To respond with the kind of policy support commensurate to the energy crisis we recommend introducing a ‘one stop shop’ for financial support known as ‘GreenGO’. This scheme would see an increase in public funding of £5.8 billion between now and 2025, over and above funding which has already been committed, of which £2.4 billion would go towards energy efficiency upgrades and £3.5 billion would go towards support for installing low-carbon heating. We therefore call on the chancellor to bring forward the £6 billion committed in the autumn statement for 2025-2028 to increase funding for this GreenGo programme from now until 2025.

Key features of the scheme would include:

  • The continued scale up in funding for LADs, HUGs and the SHDF. For both LADs and the SHDF, the funding must be made more flexible to allow for situations where efficient delivery would mean upgrading housing or areas with multiple tenures.
  • No reallocation of funding from HUGs or SHDF to others scheme such as ECO Plus.

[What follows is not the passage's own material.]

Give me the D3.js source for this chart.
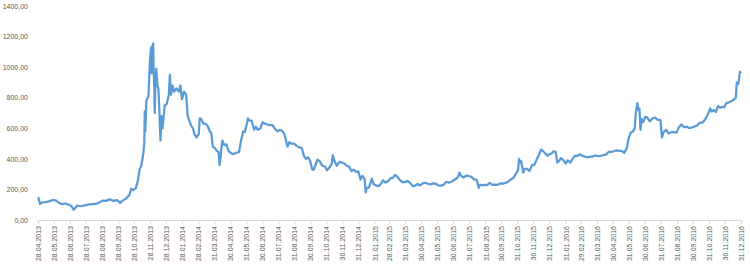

  • Full grants for fuel poor homes that would fund energy efficiency upgrades, additional measures such as water tanks and new radiators and low-carbon heating. We estimate the average cost of these grants would be approximately £12,000 per household, potentially falling to £9,500 by 2030. Substantial grants are already available to some extent for off-grid properties through the HUGs programme but other funding sources for these grants could include uplifting public funding for LADs and SHDF and increasing funding targets for ECO4.
  • Grants for non-fuel poor homes of up to £7,500 per home until 2025. We estimate that any remaining costs would be comparable to the price of a high-end gas boiler. This funding could initially come from the government’s plans for a £1 billion ECO Plus able-to-pay scheme but would need to be uplifted with additional public investment.